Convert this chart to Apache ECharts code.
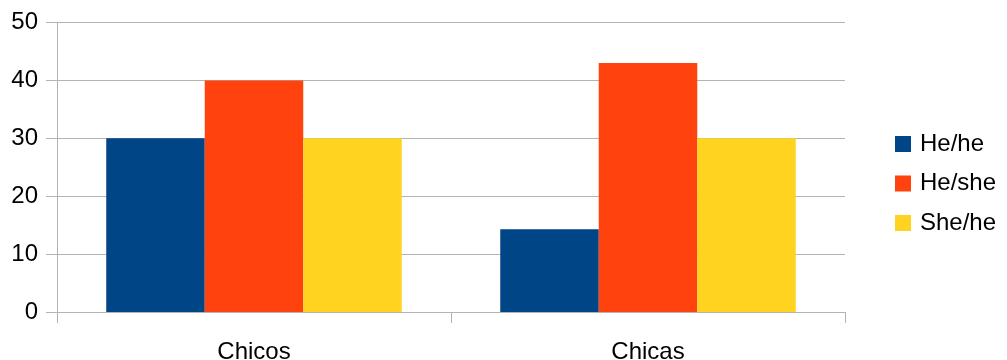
<!DOCTYPE html>
<html><head><meta charset="utf-8">
<script src="https://cdn.jsdelivr.net/npm/echarts@6/dist/echarts.min.js"></script>
<style>html,body{margin:0;padding:0;background:#fff}#c{width:1007px;height:360px}</style>
</head><body><div id="c"></div>
<script>
const categories = ["Chicos", "Chicas"];
const heHe = [30, 14.3];
const heShe = [40, 43];
const sheHe = [30, 30];
const seriesNames = ["He/he", "He/she", "She/he"];
const colors = ["#004586", "#ff420e", "#ffd320"];

const chart = echarts.init(document.getElementById('c'), null, {renderer: 'canvas'});
const font = 'Liberation Sans, Arial, sans-serif';
const mk = (name, data, color) => ({
  name, type: 'bar', data, barGap: '0%', barCategoryGap: '25%',
  itemStyle: {color}, emphasis: {disabled: true}
});
const tickStyle = {color: '#b3b3b3', width: 1};
chart.setOption({
  animation: false,
  textStyle: {fontFamily: font},
  grid: {left: 57, right: 162, top: 22.5, bottom: 48, containLabel: false, outerBoundsMode: 'none'},
  legend: {
    orient: 'vertical', left: 890, top: 127,
    itemWidth: 16, itemHeight: 16, itemGap: 15.5, icon: 'rect',
    textStyle: {fontSize: 24, color: '#000', fontFamily: font, padding: [0,0,0,4]},
    data: seriesNames
  },
  xAxis: {
    type: 'category', data: categories,
    axisLine: {show: true, lineStyle: tickStyle},
    axisTick: {show: true, inside: false, length: 11, lineStyle: tickStyle},
    axisLabel: {fontSize: 24, color: '#000', margin: 28}
  },
  yAxis: [{
    type: 'value', min: 0, max: 50, interval: 10, position: 'left',
    axisLine: {show: true, onZero: false, lineStyle: tickStyle},
    axisTick: {show: true, inside: false, length: 11, lineStyle: tickStyle},
    splitLine: {show: true, lineStyle: tickStyle},
    axisLabel: {fontSize: 24, color: '#000', margin: 19}
  }, {
    type: 'value', min: 0, max: 50, interval: 10, position: 'left', offset: 0,
    axisLine: {show: false},
    axisTick: {show: true, inside: false, length: 11, lineStyle: tickStyle},
    splitLine: {show: false},
    axisLabel: {show: false}
  }],
  series: [mk(seriesNames[0], heHe, colors[0]), mk(seriesNames[1], heShe, colors[1]), mk(seriesNames[2], sheHe, colors[2])]
});
</script></body></html>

--------------------------------

_REQUIRED WORK_
Extract the full listing exactly, with the pictures left out.

_WRITTEN RESPONSE_
Convert this chart to Apache ECharts code.
<!DOCTYPE html>
<html><head><meta charset="utf-8">
<script src="https://cdn.jsdelivr.net/npm/echarts@6/dist/echarts.min.js"></script>
<style>html,body{margin:0;padding:0;background:#fff}#c{width:1007px;height:360px}</style>
</head><body><div id="c"></div>
<script>
const categories = ["Chicos", "Chicas"];
const heHe = [30, 14.3];
const heShe = [40, 43];
const sheHe = [30, 30];
const seriesNames = ["He/he", "He/she", "She/he"];
const colors = ["#004586", "#ff420e", "#ffd320"];

const chart = echarts.init(document.getElementById('c'), null, {renderer: 'canvas'});
const font = 'Liberation Sans, Arial, sans-serif';
const mk = (name, data, color) => ({
  name, type: 'bar', data, barGap: '0%', barCategoryGap: '25%',
  itemStyle: {color}, emphasis: {disabled: true}
});
const tickStyle = {color: '#b3b3b3', width: 1};
chart.setOption({
  animation: false,
  textStyle: {fontFamily: font},
  grid: {left: 57, right: 162, top: 22.5, bottom: 48, containLabel: false, outerBoundsMode: 'none'},
  legend: {
    orient: 'vertical', left: 890, top: 127,
    itemWidth: 16, itemHeight: 16, itemGap: 15.5, icon: 'rect',
    textStyle: {fontSize: 24, color: '#000', fontFamily: font, padding: [0,0,0,4]},
    data: seriesNames
  },
  xAxis: {
    type: 'category', data: categories,
    axisLine: {show: true, lineStyle: tickStyle},
    axisTick: {show: true, inside: false, length: 11, lineStyle: tickStyle},
    axisLabel: {fontSize: 24, color: '#000', margin: 28}
  },
  yAxis: [{
    type: 'value', min: 0, max: 50, interval: 10, position: 'left',
    axisLine: {show: true, onZero: false, lineStyle: tickStyle},
    axisTick: {show: true, inside: false, length: 11, lineStyle: tickStyle},
    splitLine: {show: true, lineStyle: tickStyle},
    axisLabel: {fontSize: 24, color: '#000', margin: 19}
  }, {
    type: 'value', min: 0, max: 50, interval: 10, position: 'left', offset: 0,
    axisLine: {show: false},
    axisTick: {show: true, inside: false, length: 11, lineStyle: tickStyle},
    splitLine: {show: false},
    axisLabel: {show: false}
  }],
  series: [mk(seriesNames[0], heHe, colors[0]), mk(seriesNames[1], heShe, colors[1]), mk(seriesNames[2], sheHe, colors[2])]
});
</script></body></html>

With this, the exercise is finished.